And the Winner Is…

Winner at the Delta County Fair, Colorado (LOC)photo © 1939 The Library of Congress | more info (via: Wylio)
Mazal tov to Chaya Cohen of Jerusalem for winning the “Best Advice I Ever Received Contest”!

Chaya is one of 29 JewishMOM.com readers who signed up for the 4-week free trial offer of Rabbi Aryeh Nivin’s life-altering Personal Development Chabura, and Chaya’s name was chosen at random to win an entire 12-week session of the Chabura!

The truth is that I am so happy that Chaya won in the end. I have never met her, but over the years Chaya Cohen has been one of my most loyal readers, and she has helped me immensely on many, many occasions.

It was Chaya who told me about Dina Friedman’s parenting class, which I am taking now and LOVING! On occasion, Chaya has provided me with much-needed and fantastic blog-related technical advice (she is a professional website developer). It is Chaya who sends me inspirational parenting stories that I love so much and have shared in my peptalks. Once Chaya even caught a typo a few minutes before I sent out my weekly newsletter that would have been really, REALLY embarrassing if she hadn’t pointed it out to me.*

Mazal tov, Chaya! And THANK YOU!

*In an blog post a few weeks back I referred to one of the greatest rabbis of the previous generation, Rabbi Dayan Fisher, as “infamous” instead of “famous.” I wrote this because I had mistakenly thought that infamous meant VERY famous (that’s what living in Israel for 18 years can do to you. My Hebrew’s not native-level perfect, and my English no longer is either). FYI, for those of you who also don’t know, infamous actually means “Having a reputation of the worst kind.”

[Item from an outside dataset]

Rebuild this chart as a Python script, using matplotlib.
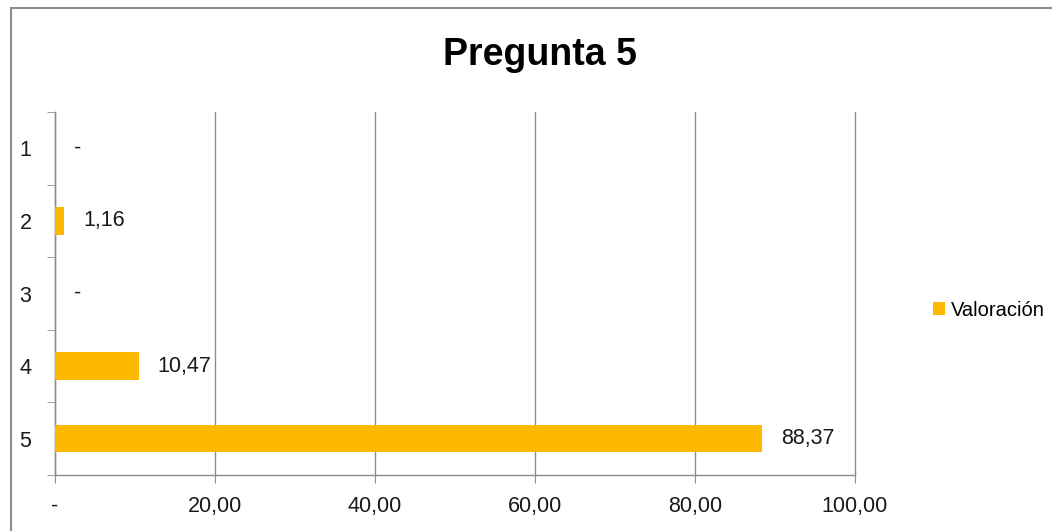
import matplotlib.pyplot as plt
from matplotlib.patches import Patch, Rectangle
import numpy as np

# Chart data
categories = ["1", "2", "3", "4", "5"]
valoracion = [0.0, 1.16, 0.0, 10.47, 88.37]
x_ticks = [0, 20, 40, 60, 80, 100]
x_tick_labels = ["-", "20,00", "40,00", "60,00", "80,00", "100,00"]

BAR_COLOR = "#FDB900"
GRID_COLOR = "#8C8C8C"
TEXT_COLOR = "#1a1a1a"

plt.rcParams["font.family"] = ["Liberation Sans", "DejaVu Sans"]


def fmt_value(v):
    """Excel-style label: dash for zero, comma decimal separator."""
    if v == 0:
        return "-"
    return f"{v:.2f}".replace(".", ",")


fig = plt.figure(figsize=(10.52, 5.31), dpi=100)
ax = fig.add_axes([55 / 1052, 1 - 475 / 531, 800 / 1052, 363 / 531])

y_pos = np.arange(len(categories))
ax.barh(y_pos, valoracion, height=0.38, color=BAR_COLOR, zorder=3)

# Value labels right of the bars
for y, v in zip(y_pos, valoracion):
    ax.annotate(
        fmt_value(v),
        xy=(v, y),
        xytext=(19, 0),
        textcoords="offset pixels",
        va="center",
        ha="left",
        fontsize=15.5,
        color=TEXT_COLOR,
    )

ax.set_xlim(0, 100)
ax.set_ylim(len(categories) - 0.5, -0.5)

# Axes styling
ax.set_xticks(x_ticks)
ax.set_xticklabels(x_tick_labels, fontsize=15.5, color=TEXT_COLOR)
ax.set_yticks(y_pos)
ax.set_yticklabels(categories, fontsize=15.5, color=TEXT_COLOR)
ax.set_yticks(np.arange(-0.5, len(categories), 1.0), minor=True)
ax.tick_params(axis="y", which="major", length=0, pad=17)
ax.tick_params(axis="y", which="minor", length=6, color=GRID_COLOR, direction="out")
ax.tick_params(axis="x", which="major", length=6, color=GRID_COLOR, pad=9)

ax.grid(axis="x", color=GRID_COLOR, linewidth=1.0, zorder=0)
for gl in ax.get_xgridlines():
    gl.set_clip_on(False)
for side in ["top", "right"]:
    ax.spines[side].set_visible(False)
for side in ["left", "bottom"]:
    ax.spines[side].set_color(GRID_COLOR)
    ax.spines[side].set_linewidth(1.0)

fig.text(540 / 1052, 1 - 55 / 531, "Pregunta 5", ha="center", va="center",
         fontsize=27, fontweight="bold", color="#000000")

fig.legend(
    handles=[Patch(facecolor=BAR_COLOR, label="Valoración")],
    loc="center left",
    bbox_to_anchor=(915 / 1052, 1 - 310 / 531),
    frameon=False,
    fontsize=14.5,
    handlelength=0.6,
    handleheight=0.6,
    handletextpad=0.3,
)

# Chart outer border
fig.patches.append(Rectangle((11 / 1052, -0.01), 1.0, 1 - 8 / 531 + 0.01,
                             transform=fig.transFigure, fill=False,
                             edgecolor="#8C8C8C", linewidth=1.5))

fig.savefig("out.png", dpi=100)
plt.close(fig)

The weirdest thing about this potentially-incredibly-embarrassing “Famous/Infamous” incident was that the week I posted that article I had been trying and trying to send out that week’s newsletter, but all of a sudden my computer filter went absolutely ballistic and started blocking EVERYTHING.

It was incredibly bizarre, and I was totally frustrated because this filter issue meant that I wouldn’t be able to send out the newsletter on time. I tried to remind myself through all the stress and frustration that “Hashem is making this happen, and He must be doing it for a reason!” but I wasn’t really convinced.

And then, while fiddling with my ballistic filter and making zero headway, I received Chaya Cohen’s Email explaining to me that I really did not want to write “The infamous Rabbi Dayan Fisher.” I thanked Chaya effusively, and fixed my mistake. And within a few minutes my newsletter was on its merry way. Weird, right?

Thank you, Chaya, for your careful reading, and thank you Hashem for saving me from my own stupid whopper of a JewishMOM blooper!

2 comments

  1. I tried signing up for the chabura, but here in Seattle – the timing is really bad!!

    BTW that computer thing once happened to me. My friend called me up to get a guy’s phone number from the computer and everything just kept freezing (when i was a teenager and we weren’t supposed to be talking to boys) and i couldn’t log on anywhere. My friend didn’t believe me, but the next time I went online, everything was fine.

    • Sara, the chabura is so lifechanging for me even though I have only listened to it live once!
      and I’m also at a time in my life where I think I can’t put s muh time into it as others, but it is still amazing. just wanted to share in case you can lisen to recordings instead of the live classes.